Floridians along the Panhandle hunkered down Wednesday in preparation for an assault by a powerful Category 4 hurricane. Hurricane Michael, which on Tuesday had been projected to make landfall as a Category 3, grew in strength overnight as it fed off the warm coastal waters of the Gulf of Mexico. It is expected to make landfall Wednesday afternoon.
Assuming it maintains this strength, Michael will be the first Category 4 hurricane to hit the Florida Panhandle since records began in 1851, according to the Washington Post.
“The time for evacuating along the coast has come and gone,” Florida Gov. Rick Scott tweeted Wednesday morning. “First responders will not be able to come out in the middle of the storm. If you chose to stay in an evacuation zone, you must SEEK REFUGE IMMEDIATELY.”
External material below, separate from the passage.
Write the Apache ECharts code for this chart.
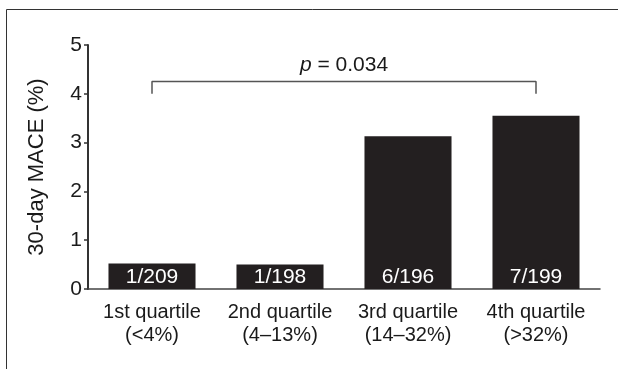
<!DOCTYPE html>
<html>
<head>
<meta charset="utf-8">
<script src="https://cdn.jsdelivr.net/npm/echarts@6/dist/echarts.min.js"></script>
<style>
html,body{margin:0;padding:0;background:#fff;}
#c{width:618px;height:369px;}
</style>
</head>
<body>
<div id="c"></div>
<script>
var categories = ['1st quartile\n(<4%)', '2nd quartile\n(4\u201313%)', '3rd quartile\n(14\u201332%)', '4th quartile\n(>32%)'];
var maceValues = [0.52, 0.5, 3.13, 3.55];
var barLabels = ['1/209', '1/198', '6/196', '7/199'];
var yTicks = [0, 1, 2, 3, 4, 5];
var bracketPoints = [[0, 4.0], [0, 4.25], [3, 4.25], [3, 4.0]];
var pPoint = [[1.5, 4.58]];
var pText = '0.034';

var chart = echarts.init(document.getElementById('c'));
var font = 'Liberation Sans, Arial, Helvetica, sans-serif';
chart.setOption({
  animation: false,
  backgroundColor: '#fff',
  graphic: [
    { type: 'line', shape: { x1: 6.5, y1: 9.5, x2: 618, y2: 9.5 }, style: { stroke: '#333', lineWidth: 1 } },
    { type: 'line', shape: { x1: 6.5, y1: 9.5, x2: 6.5, y2: 369 }, style: { stroke: '#333', lineWidth: 1 } }
  ],
  grid: { left: 88, right: 18, top: 45, bottom: 80, containLabel: false },
  xAxis: [{
    type: 'category',
    data: categories,
    axisLine: { lineStyle: { color: '#444', width: 1.5 } },
    axisTick: { show: false },
    axisLabel: { interval: 0, hideOverlap: false, color: '#1a1a1a', fontSize: 20, fontFamily: font, lineHeight: 23, margin: 12 }
  }, {
    type: 'value', min: -0.5, max: 3.5, show: false
  }],
  yAxis: {
    type: 'value', min: 0, max: 5, interval: 1,
    name: '30-day MACE (%)', nameLocation: 'middle', nameGap: 40,
    nameTextStyle: { color: '#1a1a1a', fontSize: 22, fontFamily: font },
    axisLine: { show: true, onZero: false, lineStyle: { color: '#333', width: 2 } },
    axisTick: { show: true, inside: false, length: 4, lineStyle: { color: '#333', width: 1.5 } },
    axisLabel: { color: '#1a1a1a', fontSize: 21, fontFamily: font, margin: 6,
      formatter: function (v) { return yTicks.indexOf(v) >= 0 ? String(v) : ''; } },
    splitLine: { show: false }
  },
  series: [{
    type: 'bar',
    data: maceValues.map(function (v, i) {
      return { value: v, label: { formatter: barLabels[i] } };
    }),
    barCategoryGap: '32%',
    itemStyle: { color: '#231f20' },
    label: { show: true, position: 'insideBottom', distance: 1, color: '#fff', fontSize: 21, fontFamily: font }
  }, {
    type: 'line',
    xAxisIndex: 1,
    data: bracketPoints,
    symbol: 'none',
    lineStyle: { color: '#555', width: 1.5 },
    silent: true
  }, {
    type: 'scatter',
    xAxisIndex: 1,
    data: pPoint,
    symbolSize: 0,
    itemStyle: { opacity: 1, color: '#1a1a1a' },
    label: {
      show: true, position: 'inside',
      formatter: '{i|p} = ' + pText,
      color: '#1a1a1a', fontSize: 21, fontFamily: font,
      rich: { i: { fontStyle: 'italic', fontSize: 21, fontFamily: font, color: '#1a1a1a' } }
    },
    silent: true
  }]
});
</script>
</body>
</html>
The storm’s winds increased to nearly 145 miles per hour, according to the National Hurricane Center, and forecasters have warned residents of dangerous flash floods and deadly storm surges—in some areas as high as 13 feet, which would inundate coastal homes and possibly even wash some away, according to the National Weather Service.
Roads will likely become impassable, from downed trees, flooding, and debris. Forecasters expect widespread power outages in the region, and tornadoes could crop up across the panhandle.
Unlike Hurricane Florence, the storm will not linger but instead move rapidly up the coastline, sweeping through Georgia and the Carolinas on Thursday.
Florida, Georgia, and Alabama have all declared states of emergency, though only coastal areas in Florida have been ordered to evacuate. The weakened storm that moves off the coast looks to pose a particularly acute danger to the Carolinas, still waterlogged from Florence, as heavy rains and flash floods could ravage communities caught in the midst of rebuilding and recovery.
The storm could strengthen even more before it hits later in the afternoon.